-- BEGIN Stored data --
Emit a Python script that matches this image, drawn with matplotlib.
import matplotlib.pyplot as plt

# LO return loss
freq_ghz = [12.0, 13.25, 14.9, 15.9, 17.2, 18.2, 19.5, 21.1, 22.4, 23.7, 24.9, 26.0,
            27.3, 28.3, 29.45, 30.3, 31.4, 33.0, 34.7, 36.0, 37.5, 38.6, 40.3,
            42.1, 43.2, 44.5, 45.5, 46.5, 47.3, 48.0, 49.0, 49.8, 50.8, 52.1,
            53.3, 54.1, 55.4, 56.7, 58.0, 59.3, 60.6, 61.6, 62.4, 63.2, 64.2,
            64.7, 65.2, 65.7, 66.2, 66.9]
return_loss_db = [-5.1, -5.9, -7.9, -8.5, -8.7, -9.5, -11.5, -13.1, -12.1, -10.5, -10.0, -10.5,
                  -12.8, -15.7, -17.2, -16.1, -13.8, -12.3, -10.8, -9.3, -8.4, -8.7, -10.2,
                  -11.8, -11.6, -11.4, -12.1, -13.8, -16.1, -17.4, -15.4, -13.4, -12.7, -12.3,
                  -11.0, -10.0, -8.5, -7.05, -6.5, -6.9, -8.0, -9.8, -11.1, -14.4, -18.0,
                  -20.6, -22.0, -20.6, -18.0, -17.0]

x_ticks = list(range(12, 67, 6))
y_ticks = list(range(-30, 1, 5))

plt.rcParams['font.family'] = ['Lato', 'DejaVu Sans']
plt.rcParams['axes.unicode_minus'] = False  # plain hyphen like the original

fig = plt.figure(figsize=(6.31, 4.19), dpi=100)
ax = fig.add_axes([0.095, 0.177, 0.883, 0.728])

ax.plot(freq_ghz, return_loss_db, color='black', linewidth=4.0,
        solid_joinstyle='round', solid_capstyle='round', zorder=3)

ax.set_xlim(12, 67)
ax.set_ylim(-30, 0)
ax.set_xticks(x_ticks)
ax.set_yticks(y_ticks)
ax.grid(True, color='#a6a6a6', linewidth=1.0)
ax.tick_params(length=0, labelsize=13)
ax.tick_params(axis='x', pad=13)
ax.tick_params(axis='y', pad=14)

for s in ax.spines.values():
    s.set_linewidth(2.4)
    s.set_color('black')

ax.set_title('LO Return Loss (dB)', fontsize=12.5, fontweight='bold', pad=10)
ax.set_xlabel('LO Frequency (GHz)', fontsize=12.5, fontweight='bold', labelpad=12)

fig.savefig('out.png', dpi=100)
-- END Stored data --
-- BEGIN Stored data --
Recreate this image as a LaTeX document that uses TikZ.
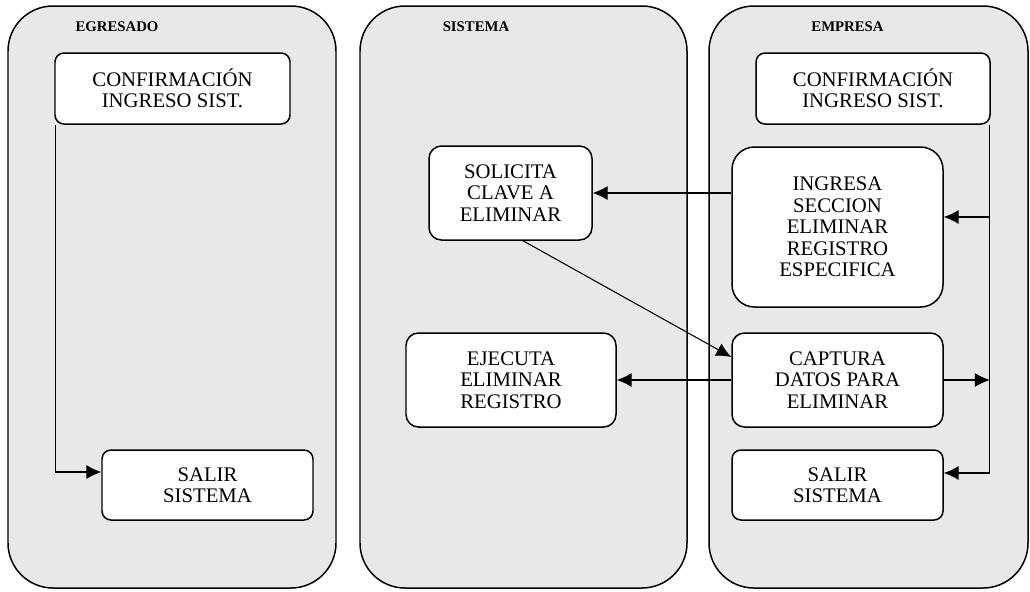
-- END Stored data --
Exercise aim: Your task is to repeat exactly the lines from the one that contains "Emit a Python" through the one that contains "y_ticks = list(range(-30, 1, 5))", with both end lines included.

Task solution:
Emit a Python script that matches this image, drawn with matplotlib.
import matplotlib.pyplot as plt

# LO return loss
freq_ghz = [12.0, 13.25, 14.9, 15.9, 17.2, 18.2, 19.5, 21.1, 22.4, 23.7, 24.9, 26.0,
            27.3, 28.3, 29.45, 30.3, 31.4, 33.0, 34.7, 36.0, 37.5, 38.6, 40.3,
            42.1, 43.2, 44.5, 45.5, 46.5, 47.3, 48.0, 49.0, 49.8, 50.8, 52.1,
            53.3, 54.1, 55.4, 56.7, 58.0, 59.3, 60.6, 61.6, 62.4, 63.2, 64.2,
            64.7, 65.2, 65.7, 66.2, 66.9]
return_loss_db = [-5.1, -5.9, -7.9, -8.5, -8.7, -9.5, -11.5, -13.1, -12.1, -10.5, -10.0, -10.5,
                  -12.8, -15.7, -17.2, -16.1, -13.8, -12.3, -10.8, -9.3, -8.4, -8.7, -10.2,
                  -11.8, -11.6, -11.4, -12.1, -13.8, -16.1, -17.4, -15.4, -13.4, -12.7, -12.3,
                  -11.0, -10.0, -8.5, -7.05, -6.5, -6.9, -8.0, -9.8, -11.1, -14.4, -18.0,
                  -20.6, -22.0, -20.6, -18.0, -17.0]

x_ticks = list(range(12, 67, 6))
y_ticks = list(range(-30, 1, 5))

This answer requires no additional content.